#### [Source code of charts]
►
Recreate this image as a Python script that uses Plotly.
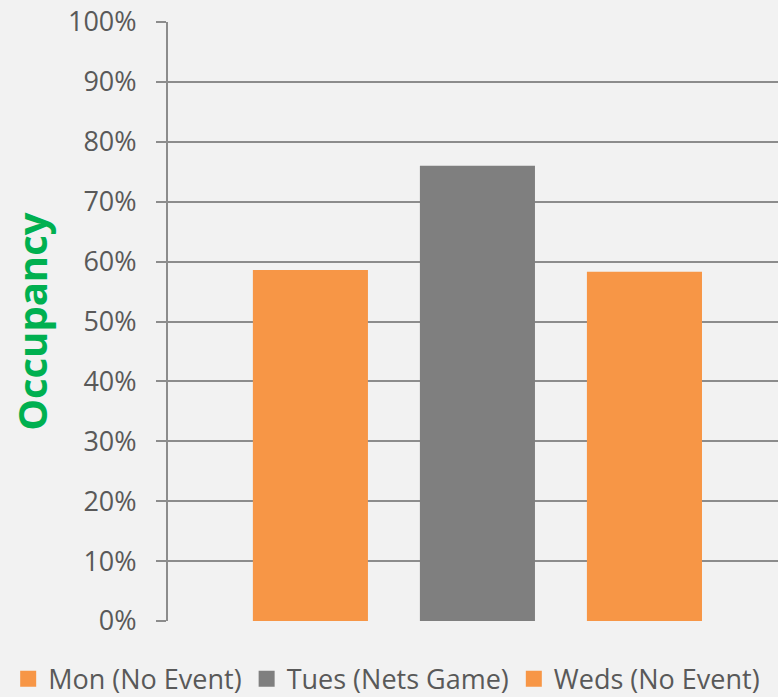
import plotly.graph_objects as go

series = ["Mon (No Event)", "Tues (Nets Game)", "Weds (No Event)"]
values = [0.586, 0.760, 0.583]
colors = ["#F79646", "#7F7F7F", "#F79646"]
y_ticks = [0, 0.1, 0.2, 0.3, 0.4, 0.5, 0.6, 0.7, 0.8, 0.9, 1.0]

FONT = "Open Sans"
TXT = "#595959"

fig = go.Figure()
for name, v, c in zip(series, values, colors):
    fig.add_trace(go.Bar(x=[""], y=[v], name=name, showlegend=False,
                         marker=dict(color=c, line=dict(width=0))))
# legend entries with larger square keys
for name, c in zip(series, colors):
    fig.add_trace(go.Scatter(x=[None], y=[None], name=name, mode="markers",
                             marker=dict(symbol="square", size=16, color=c, line=dict(width=0))))

fig.update_layout(
    width=778, height=697,
    margin=dict(l=168, r=0, t=22, b=76, autoexpand=False),
    paper_bgcolor="#F2F2F2", plot_bgcolor="#F2F2F2",
    barmode="group", bargap=0.192, bargroupgap=0.311,
    font=dict(family=FONT, color=TXT, size=27),
    showlegend=True,
    legend=dict(orientation="h", xref="paper", yref="paper", x=-0.262, xanchor="left",
                y=-0.138, yanchor="bottom", font=dict(size=27, color=TXT),
                itemwidth=30, tracegroupgap=0, bgcolor="rgba(0,0,0,0)", borderwidth=0),
    xaxis=dict(type="category", range=[-0.499, 0.4847], showticklabels=False, showgrid=False,
               zeroline=False, showline=False, ticks=""),
    yaxis=dict(range=[0, 1.0], tickvals=y_ticks, tickformat=".0%", showgrid=True,
               gridcolor="#8C8C8C", gridwidth=1.6, zeroline=False,
               showline=True, linecolor="#8C8C8C", linewidth=2,
               ticks="outside", ticklen=10, tickcolor="#8C8C8C", tickwidth=1.6,
               ticklabelstandoff=14, tickfont=dict(size=27, color=TXT)),
)
fig.add_annotation(text="<b>Occupancy</b>", xref="paper", yref="paper", x=-0.224, y=0.5,
                   textangle=-90, showarrow=False, font=dict(size=40, color="#00B050", family=FONT),
                   xanchor="center", yanchor="middle")
fig.write_html("out.html", config={"displayModeBar": False},
               post_script="document.body.style.margin='0';")
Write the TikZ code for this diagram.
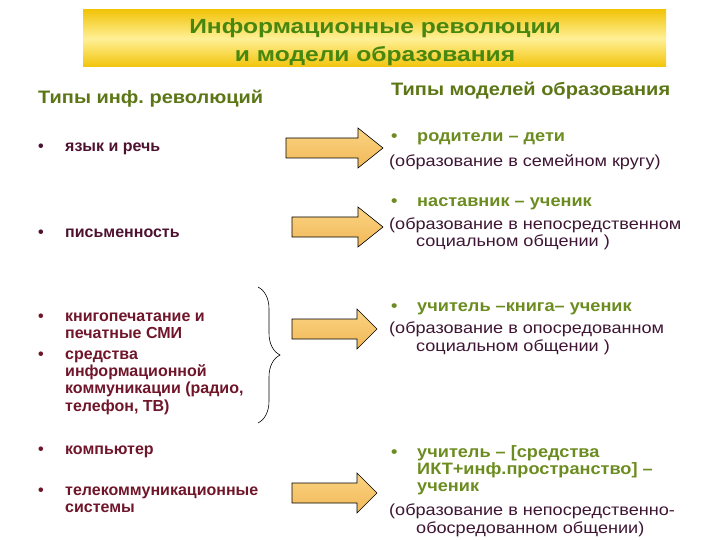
\documentclass[tikz,border=0pt]{standalone}
\usepackage{fontspec}
\setmainfont{Liberation Sans}
\newfontfamily\titlefont[FakeStretch=1.2]{Liberation Sans}
\newfontfamily\headfont[FakeStretch=1.11]{Liberation Sans}
\newfontfamily\modelfont[FakeStretch=1.1]{Liberation Sans}
\newfontfamily\notefont[FakeStretch=1.13]{Liberation Sans}
\usetikzlibrary{decorations.pathreplacing}
\frenchspacing

\definecolor{titlegreen}{RGB}{72,135,15}
\definecolor{headolive}{RGB}{92,118,22}
\definecolor{itemred}{RGB}{112,22,42}
\definecolor{itemdark}{RGB}{78,18,48}
\definecolor{modelgreen}{RGB}{108,140,32}
\definecolor{modelpurple}{RGB}{62,22,52}
\definecolor{bannergold}{RGB}{242,196,10}
\definecolor{bannerlight}{RGB}{255,240,150}
\definecolor{arrowtop}{RGB}{250,212,130}
\definecolor{arrowbot}{RGB}{242,184,88}

\tikzset{
  revitem/.style={anchor=base west, inner sep=0pt, align=left, text=itemred,
    font=\fontsize{16}{17.3}\selectfont\bfseries},
  revdot/.style={anchor=base west, inner sep=0pt, text=itemred,
    font=\fontsize{16}{17.3}\selectfont\bfseries},
  colhead/.style={anchor=base west, inner sep=0pt, text=headolive,
    font=\headfont\fontsize{18}{20}\selectfont\bfseries},
  modelitem/.style={anchor=base west, inner sep=0pt, align=left, text=modelgreen,
    font=\modelfont\fontsize{16.5}{17}\selectfont\bfseries},
  modelnote/.style={anchor=base west, inner sep=0pt, align=left, text=modelpurple,
    font=\notefont\fontsize{16}{17.5}\selectfont},
  blockarrow/.style={draw=black, line width=0.6pt, top color=arrowtop, bottom color=arrowbot}
}

\begin{document}
\begin{tikzpicture}[x=1pt,y=-1pt]
    \useasboundingbox (0,0) rectangle (720,540);
    % banner
    \shade[top color=bannergold, bottom color=bannergold, middle color=bannerlight] (83,10) rectangle (666,67);
    \node[text=titlegreen, align=center, inner sep=0pt, font=\titlefont\fontsize{20.5}{28}\selectfont\bfseries] (title) at (375,42)
        {Информационные революции\\и модели образования};

    % column heads
    \node[colhead] (revhead) at (38,104) {Типы инф. революций};
    \node[colhead] (modhead) at (391,96) {Типы моделей образования};

    % revolutions
    \node[revdot, text=itemdark] (d1) at (38,152) {•};
    \node[revitem, text=itemdark] (speech) at (65,152) {язык и речь};
    \node[revdot, text=itemdark] (d2) at (38,237) {•};
    \node[revitem, text=itemdark] (writing) at (65,237) {письменность};
    \node[revdot] (d3) at (38,321) {•};
    \node[revitem] (print) at (65,338.3) {книгопечатание и\\печатные СМИ};
    \node[revdot] (d4) at (38,359) {•};
    \node[revitem] (media) at (65,411) {средства\\информационной\\коммуникации (радио,\\телефон, ТВ)};
    \node[revdot] (d5) at (38,454) {•};
    \node[revitem] (computer) at (65,454) {компьютер};
    \node[revdot] (d6) at (38,495) {•};
    \node[revitem] (telecom) at (65,512.3) {телекоммуникационные\\системы};

    % brace
    \coordinate (brtop) at (258,287);
    \coordinate (brbot) at (258,423);
    \draw[decorate, decoration={brace, amplitude=22pt}, line width=0.6pt] (brtop) -- (brbot);

    % arrows
    \path[blockarrow] (286,138) -- (358,138) -- (358,128) -- (383,148) -- (358,168) -- (358,158) -- (286,158) -- cycle;
    \path[blockarrow] (292,217) -- (358,217) -- (358,207) -- (383,227) -- (358,247) -- (358,237) -- (292,237) -- cycle;
    \path[blockarrow] (292,319) -- (357,319) -- (357,309) -- (377,329) -- (357,349) -- (357,339) -- (292,339) -- cycle;
    \path[blockarrow] (292,483) -- (357,483) -- (357,473) -- (377,493) -- (357,513) -- (357,503) -- (292,503) -- cycle;

    % models
    \node[modelitem] (m1dot) at (391,142) {•};
    \node[modelitem] (family) at (417,142) {родители – дети};
    \node[modelnote] (familynote) at (389,167) {(образование в семейном кругу)};
    \node[modelitem] (m2dot) at (391,207) {•};
    \node[modelitem] (mentor) at (417,207) {наставник – ученик};
    \node[modelnote] (mentornote) at (389,247) {(образование в непосредственном\\\hspace*{27pt}социальном общении )};
    \node[modelitem] (m3dot) at (391,311) {•};
    \node[modelitem] (book) at (417,311) {учитель –книга– ученик};
    \node[modelnote] (booknote) at (389,351) {(образование в опосредованном\\\hspace*{27pt}социальном общении )};
    \node[modelitem] (m4dot) at (391,457) {•};
    \node[modelitem] (ict) at (417,491) {учитель – [средства\\ИКТ+инф.пространство] –\\ученик};
    \node[modelnote] (ictnote) at (389,533) {(образование в непосредственно-\\\hspace*{27pt}обосредованном общении)};
\end{tikzpicture}
\end{document}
◄
#### [GOAL OF THE EXERCISE]
Repeat only what runs from the first line of the records above to the line with "size=16, color=c, line=dict(width=0))))", both included, word for word, minus the pictures.

#### [THE OUTPUT]
Recreate this image as a Python script that uses Plotly.
import plotly.graph_objects as go

series = ["Mon (No Event)", "Tues (Nets Game)", "Weds (No Event)"]
values = [0.586, 0.760, 0.583]
colors = ["#F79646", "#7F7F7F", "#F79646"]
y_ticks = [0, 0.1, 0.2, 0.3, 0.4, 0.5, 0.6, 0.7, 0.8, 0.9, 1.0]

FONT = "Open Sans"
TXT = "#595959"

fig = go.Figure()
for name, v, c in zip(series, values, colors):
    fig.add_trace(go.Bar(x=[""], y=[v], name=name, showlegend=False,
                         marker=dict(color=c, line=dict(width=0))))
# legend entries with larger square keys
for name, c in zip(series, colors):
    fig.add_trace(go.Scatter(x=[None], y=[None], name=name, mode="markers",
                             marker=dict(symbol="square", size=16, color=c, line=dict(width=0))))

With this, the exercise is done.